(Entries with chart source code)
────────────────────────────────────────
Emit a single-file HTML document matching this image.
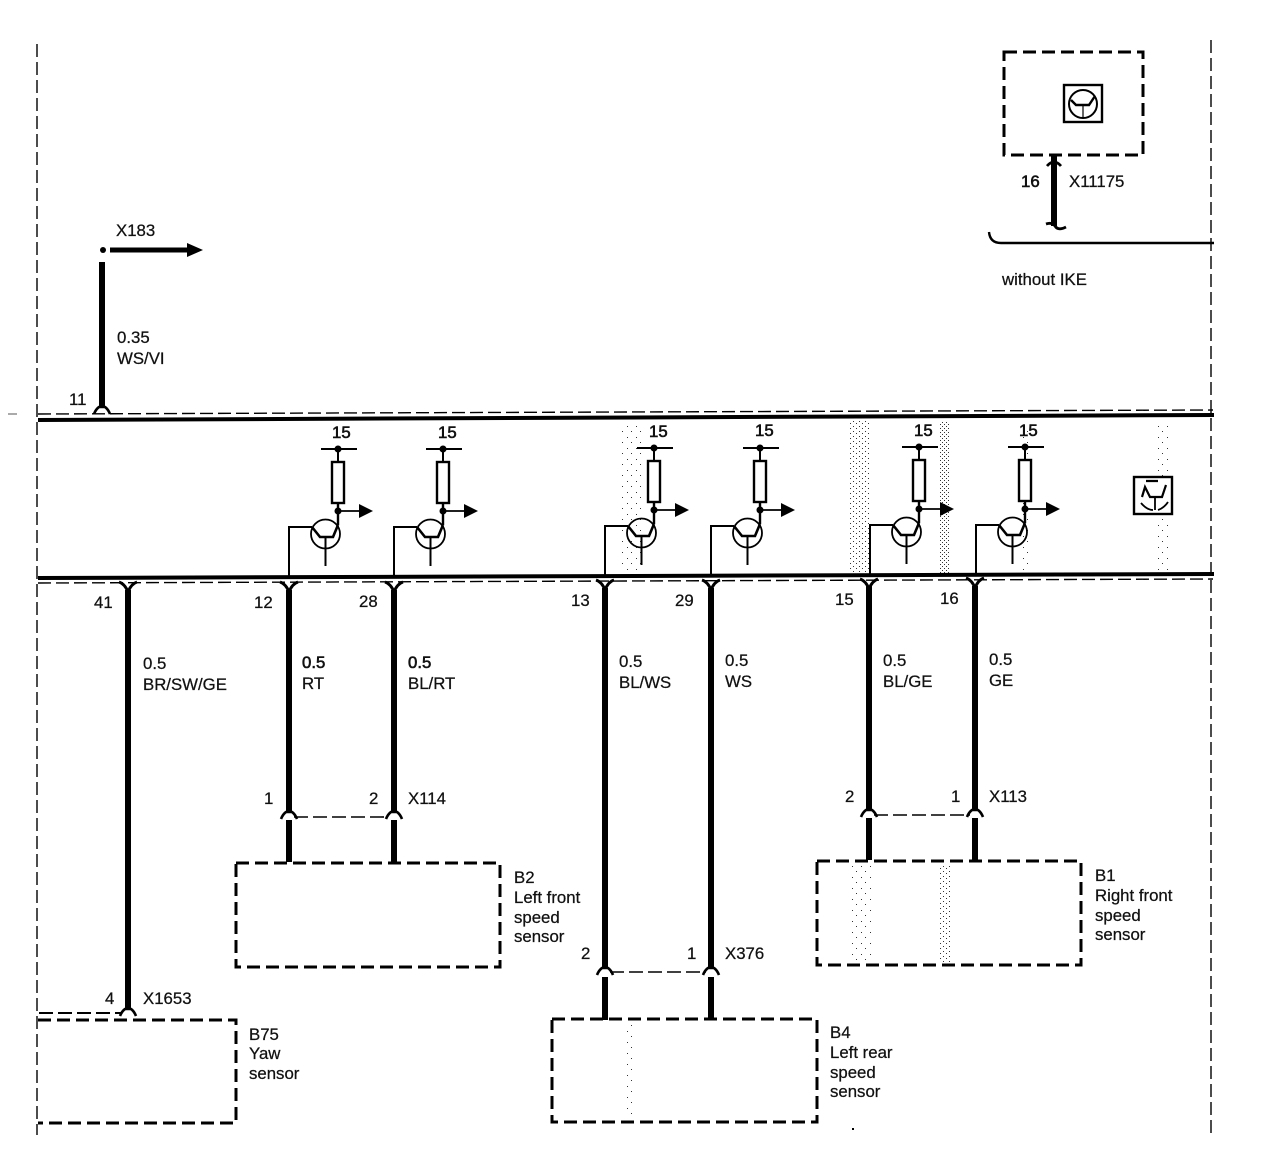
<!DOCTYPE html>
<html><head><meta charset="utf-8"><style>
html,body{margin:0;padding:0;background:#fff}
svg{display:block}
text{font-family:"Liberation Sans",sans-serif;font-size:16.8px;fill:#111;stroke:#111;stroke-width:.25}
.b{stroke-width:.6}
</style></head><body>
<svg width="1264" height="1166" viewBox="0 0 1264 1166" xmlns="http://www.w3.org/2000/svg">
<defs>
<pattern id="sp" width="4" height="4" patternUnits="userSpaceOnUse"><rect x="0" y="0" width="1" height="1" fill="#333"/><rect x="2" y="2" width="1" height="1" fill="#333"/></pattern>
<pattern id="sm" width="6" height="5" patternUnits="userSpaceOnUse"><rect x="1" y="1" width="1" height="1" fill="#333"/><rect x="4" y="3" width="1" height="1" fill="#333"/></pattern>
<pattern id="sl" width="9" height="11" patternUnits="userSpaceOnUse"><rect x="1" y="2" width="1" height="1" fill="#333"/><rect x="6" y="8" width="1" height="1" fill="#333"/></pattern>
<g id="t" fill="none" stroke="#000">
<path d="M-17,0H19" stroke-width="2"/>
<circle cx="0" cy="0" r="3.5" fill="#000" stroke="none"/>
<path d="M0,0V13" stroke-width="2"/>
<rect x="-6" y="13" width="12" height="41" stroke-width="2.4" fill="#fff"/>
<path d="M0,54V76" stroke-width="2.4"/>
<circle cx="0" cy="62" r="3.5" fill="#000" stroke="none"/>
<path d="M0,62H22" stroke-width="1.8"/>
<path d="M21,55L35,62L21,69Z" fill="#000" stroke="none"/>
<circle cx="-12.5" cy="85" r="14.5" stroke-width="1.8"/>
<path d="M-49,129V78H-26" stroke-width="2"/>
<path d="M-26,78L-18,88H-5L0,76" stroke-width="2.6"/>
<path d="M-12.5,88V117" stroke-width="2"/>
</g>
<path id="y" d="M-9,1Q-3,3 0,11Q3,3 9,1" fill="none" stroke="#000" stroke-width="3"/>
<path id="a" d="M-8,4Q-6,-1 -3,-3H3Q6,-1 8,4" fill="none" stroke="#000" stroke-width="2.6"/>
</defs>

<!-- speckle -->
<rect x="850" y="421" width="19" height="152" fill="url(#sm)"/>
<rect x="940" y="421" width="9" height="152" fill="url(#sp)"/>
<rect x="1020" y="421" width="12" height="152" fill="url(#sl)"/>
<rect x="1157" y="421" width="12" height="152" fill="url(#sl)"/>
<rect x="620" y="421" width="22" height="152" fill="url(#sl)"/>
<rect x="850" y="864" width="24" height="98" fill="url(#sl)"/>
<rect x="938" y="864" width="12" height="98" fill="url(#sm)"/>
<rect x="625" y="1025" width="10" height="90" fill="url(#sl)"/>

<!-- frame dashes -->
<g fill="none" stroke="#000" stroke-width="1.4" stroke-dasharray="13 5">
<path d="M37,44V1135"/>
<path d="M1211,40V1135"/>
<path d="M38,414L1213,410"/>
<path d="M38,583L1213,579"/>
</g>
<path d="M8,414H17" stroke="#555" stroke-width="1"/>
<path d="M38,420L1214,415" stroke="#000" stroke-width="4"/>
<path d="M38,578L1214,574" stroke="#000" stroke-width="4"/>

<!-- transistor groups -->
<use href="#t" x="338" y="449"/>
<use href="#t" x="443" y="449"/>
<use href="#t" x="654" y="448"/>
<use href="#t" x="760" y="448"/>
<use href="#t" x="919" y="447"/>
<use href="#t" x="1025" y="447"/>

<!-- wires -->
<g stroke="#000" stroke-width="6" fill="none">
<path d="M128,590V1010"/>
<path d="M289,590V812M289,820V862"/>
<path d="M394,590V812M394,820V862"/>
<path d="M605,588V968M605,977V1020"/>
<path d="M711,588V968M711,977V1018"/>
<path d="M869,586V810M869,818V860"/>
<path d="M975,586V810M975,818V860"/>
</g>
<path d="M102,262V408" stroke="#000" stroke-width="6"/>
<circle cx="103" cy="250" r="3" fill="#000"/>
<path d="M110,250H190" stroke="#000" stroke-width="5"/>
<path d="M187,243L203,250L187,257Z" fill="#000"/>
<use href="#a" x="102" y="410"/>

<use href="#y" x="128" y="581"/>
<use href="#y" x="289" y="581"/>
<use href="#y" x="394" y="581"/>
<use href="#y" x="605" y="579"/>
<use href="#y" x="711" y="579"/>
<use href="#y" x="869" y="578"/>
<use href="#y" x="975" y="577"/>
<use href="#a" x="289" y="815"/>
<use href="#a" x="394" y="815"/>
<use href="#a" x="605" y="971"/>
<use href="#a" x="711" y="971"/>
<use href="#a" x="869" y="813"/>
<use href="#a" x="975" y="813"/>
<use href="#a" x="128" y="1012"/>

<!-- pair links -->
<g fill="none" stroke="#000" stroke-width="1.6" stroke-dasharray="14 5">
<path d="M294,817H388"/>
<path d="M874,815H970"/>
<path d="M610,972H706"/>
<path d="M39,1013H122" stroke-width="2"/>
</g>

<!-- sensor boxes -->
<g fill="none" stroke="#000" stroke-width="3" stroke-dasharray="13 6">
<rect x="236" y="863" width="264" height="104"/>
<rect x="817" y="861" width="264" height="104"/>
<rect x="552" y="1019" width="265" height="103"/>
<path d="M38,1020H236V1123H38"/>
<rect x="1004" y="52" width="139" height="103"/>
</g>

<!-- top right -->
<rect x="1064" y="85" width="38" height="37" fill="#fff" stroke="#000" stroke-width="2.4"/>
<circle cx="1083" cy="104" r="14" fill="none" stroke="#000" stroke-width="2"/>
<path d="M1071,100L1076,105H1089L1095,96" fill="none" stroke="#000" stroke-width="2.4"/>
<path d="M1083,105V118" stroke="#000" stroke-width="1.2"/>
<path d="M1054,156V226" stroke="#000" stroke-width="6"/>
<path d="M1047,166Q1054,158 1061,166" fill="none" stroke="#000" stroke-width="2.8"/>
<path d="M1046,224Q1052,222 1055,226Q1058,231 1066,227" fill="none" stroke="#000" stroke-width="2.8"/>
<path d="M989,232Q990,243 1001,243H1214" fill="none" stroke="#000" stroke-width="2.4"/>

<!-- small right icon -->
<rect x="1134" y="477" width="38" height="37" fill="#fff" stroke="#000" stroke-width="2.4"/>
<path d="M1142,497L1145,487L1150,497H1162L1166,485M1146,481H1158" fill="none" stroke="#000" stroke-width="2.2"/>
<path d="M1141,503Q1147,510 1153,510M1155,497V510M1158,510Q1164,508 1168,502" fill="none" stroke="#000" stroke-width="1.8"/>

<!-- labels -->
<text x="116" y="236">X183</text>
<text x="117" y="343">0.35</text>
<text x="117" y="364">WS/VI</text>
<text x="69" y="405">11</text>
<text x="1021" y="187" class="b">16</text>
<text x="1069" y="187">X11175</text>
<text x="1002" y="285">without IKE</text>

<text x="332" y="438" class="b">15</text>
<text x="438" y="438" class="b">15</text>
<text x="649" y="437" class="b">15</text>
<text x="755" y="436" class="b">15</text>
<text x="914" y="436" class="b">15</text>
<text x="1019" y="436" class="b">15</text>

<text x="94" y="608">41</text>
<text x="254" y="608">12</text>
<text x="359" y="607">28</text>
<text x="571" y="606">13</text>
<text x="675" y="606">29</text>
<text x="835" y="605">15</text>
<text x="940" y="604">16</text>

<text x="143" y="669">0.5</text><text x="143" y="690">BR/SW/GE</text>
<text x="302" y="668" class="b">0.5</text><text x="302" y="689">RT</text>
<text x="408" y="668" class="b">0.5</text><text x="408" y="689">BL/RT</text>
<text x="619" y="667">0.5</text><text x="619" y="688">BL/WS</text>
<text x="725" y="666">0.5</text><text x="725" y="687">WS</text>
<text x="883" y="666">0.5</text><text x="883" y="687">BL/GE</text>
<text x="989" y="665">0.5</text><text x="989" y="686">GE</text>

<text x="264" y="804">1</text><text x="369" y="804">2</text><text x="408" y="804">X114</text>
<text x="845" y="802">2</text><text x="951" y="802">1</text><text x="989" y="802">X113</text>
<text x="581" y="959">2</text><text x="687" y="959">1</text><text x="725" y="959">X376</text>
<text x="105" y="1004">4</text><text x="143" y="1004">X1653</text>

<text x="514" y="883">B2</text><text x="514" y="903">Left front</text><text x="514" y="923">speed</text><text x="514" y="942">sensor</text>
<text x="1095" y="881">B1</text><text x="1095" y="901">Right front</text><text x="1095" y="921">speed</text><text x="1095" y="940">sensor</text>
<text x="830" y="1038">B4</text><text x="830" y="1058">Left rear</text><text x="830" y="1078">speed</text><text x="830" y="1097">sensor</text>
<text x="249" y="1040">B75</text><text x="249" y="1059">Yaw</text><text x="249" y="1079">sensor</text>
<rect x="852" y="1128" width="2" height="2" fill="#000"/>
</svg>
</body></html>
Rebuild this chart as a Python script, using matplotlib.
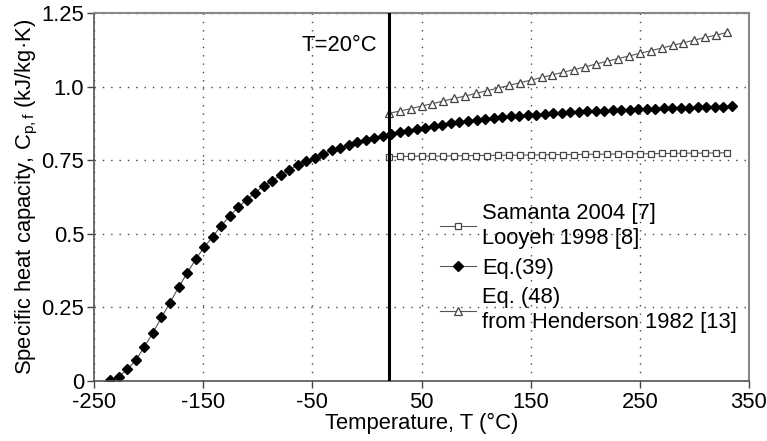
────────────────────────────────────────
Task goal: Sift through the entries and copy every line with "this".

Response to the task:
Emit a single-file HTML document matching this image.
Rebuild this chart as a Python script, using matplotlib.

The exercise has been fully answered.